Posted In LLC Agreements

Kahn v. Portnoy, C.A. 3515-CC (Del. Ch. Dec. 12, 2008)

 

This important decision illustrates how hard it is to make an LLC agreement cover all future events. While there is a growing school of thought that advocates letting the parties make their own bed in the form of the LLC agreement, that approach fails to appreciate how hard it is to do that well. The failure to successfully do so leaves everyone unhappy, and they would have been better off had they not tried to begin with.

 

Here the parties to an LLC agreement tried to address conflict of interest situations that were sure to occur when the entity would contract with related entities owned by its directors. They did so by a clause that was supposed to limit fiduciary duties in such cases. What happened, and it happens a lot, is that the language they used did not exactly fit the circumstances they later faced.

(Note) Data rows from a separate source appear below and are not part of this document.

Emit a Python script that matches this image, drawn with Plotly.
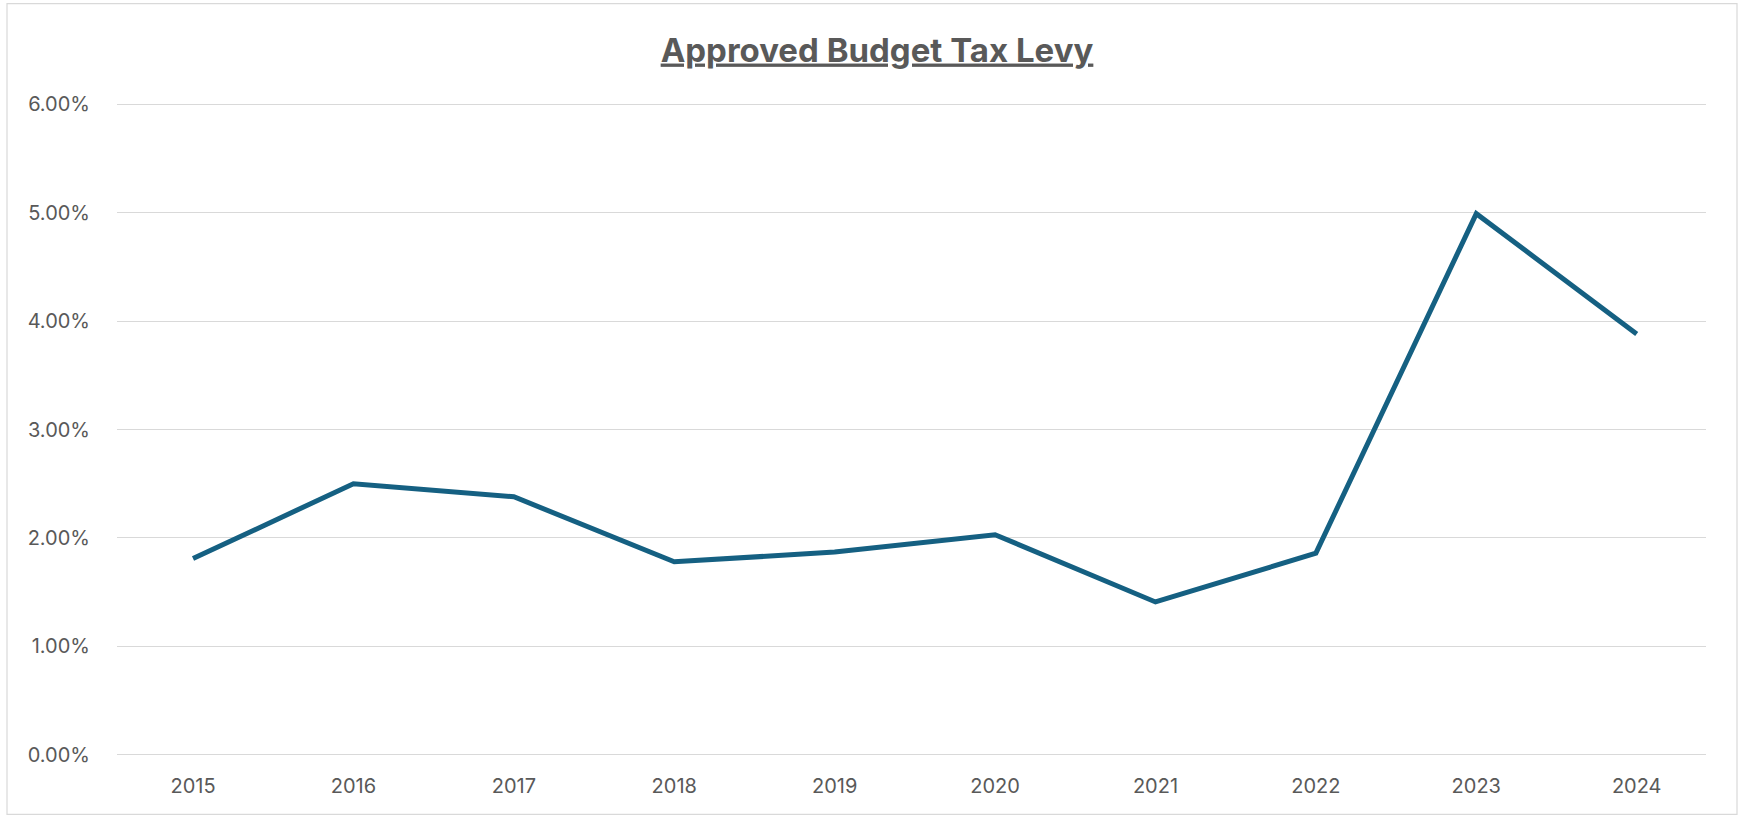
import plotly.graph_objects as go

years = ["2015", "2016", "2017", "2018", "2019", "2020", "2021", "2022", "2023", "2024"]
levy_pct = [1.81, 2.50, 2.38, 1.78, 1.87, 2.03, 1.41, 1.86, 4.99, 3.88]
y_ticks = [0, 1, 2, 3, 4, 5, 6]
y_tick_labels = ["0.00%", "1.00%", "2.00%", "3.00%", "4.00%", "5.00%", "6.00%"]
title_text = "Approved Budget Tax Levy"

W, H = 1743, 817
ml, mr, mt, mb = 117, 37, 102.5, 60.5

fig = go.Figure()
fig.add_trace(go.Scatter(
    x=years, y=levy_pct, mode="lines",
    line=dict(color="#156082", width=5),
    showlegend=False,
))

fig.update_layout(
    width=W, height=H,
    margin=dict(l=ml, r=mr, t=mt, b=mb, autoexpand=False),
    paper_bgcolor="white", plot_bgcolor="white",
    font=dict(family="Inter, Open Sans, sans-serif", color="#595959", size=20),
    title=dict(
        text="<b>" + title_text + "</b>",
        x=877 / W, xanchor="center",
        y=1 - 50 / H, yanchor="middle",
        font=dict(size=33, color="#595959", family="Inter, Open Sans, sans-serif", lineposition="under"),
    ),
    xaxis=dict(
        type="category", range=[-0.474, 9.432], showgrid=False, zeroline=False, showline=False,
        ticks="", tickfont=dict(size=20, color="#595959"), ticklabelstandoff=16,
        automargin=False,
    ),
    yaxis=dict(
        range=[-0.01, 6.01], tickvals=y_ticks, ticktext=y_tick_labels,
        showgrid=True, gridcolor="#d9d9d9", gridwidth=1.3, zeroline=False,
        showline=False, ticks="", tickfont=dict(size=20, color="#595959"),
        ticklabelstandoff=26, automargin=False,
    ),
    shapes=[dict(
        type="rect", xref="paper", yref="paper",
        x0=(7 - ml) / (W - ml - mr), x1=(1737 - ml) / (W - ml - mr),
        y0=-(mb - 2) / (H - mt - mb), y1=1 + (mt - 3) / (H - mt - mb),
        line=dict(color="#d9d9d9", width=1.2), layer="below",
    )],
)

fig.write_html(
    "out.html",
    config={"displayModeBar": False},
    post_script="document.body.style.margin='0';document.body.style.overflow='hidden';",
)
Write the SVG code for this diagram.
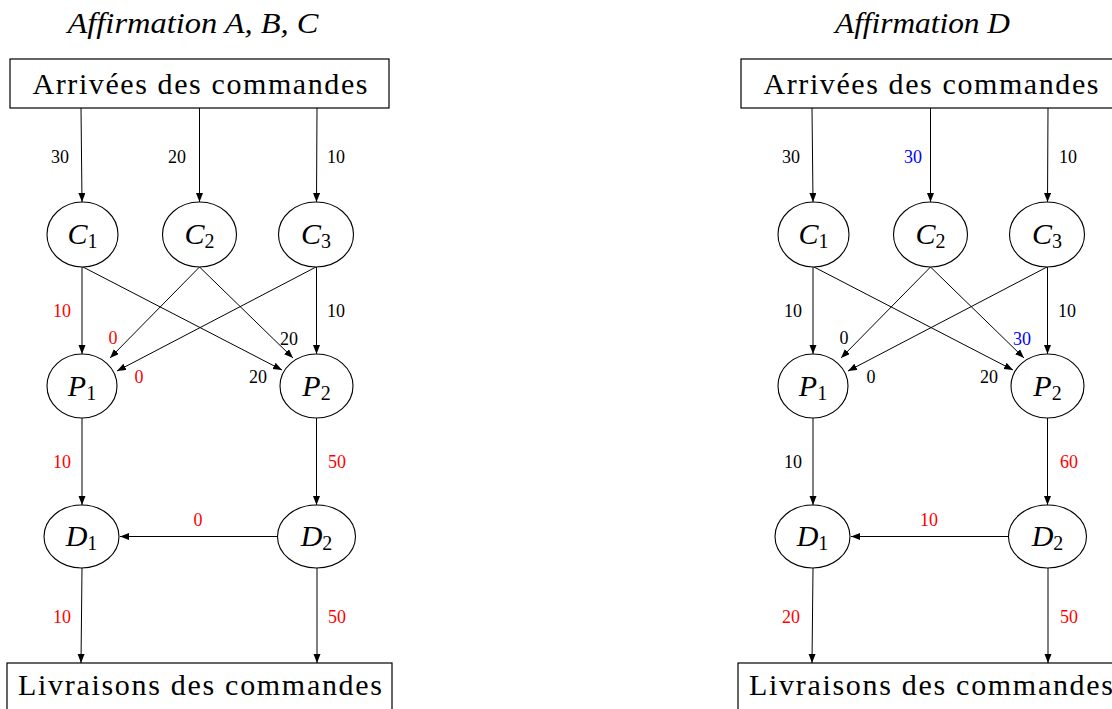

As a result, they proceeded apparently thinking that they were alright only to be followed by the Court correctly pointing out that the language they relied upon did not work as they thought. Now they face liability under fiduciary standards they cannot meet.

 

One answer is better drafting. But given the many times that seems not to have been done, perhaps it is time to give up the effort to speak to all future events. Instead, those transactions that are expected to occur should be addressed directly and specifically. If the directors want their personal company to rent to the LLC, then they should say that is okay at least if the rent is approved by an independent third party. If they do not know what type of transactions they want to enter into, then they should fall back on the extensive fiduciary law under the Delaware corporation law that will tell them how to do a deal safely.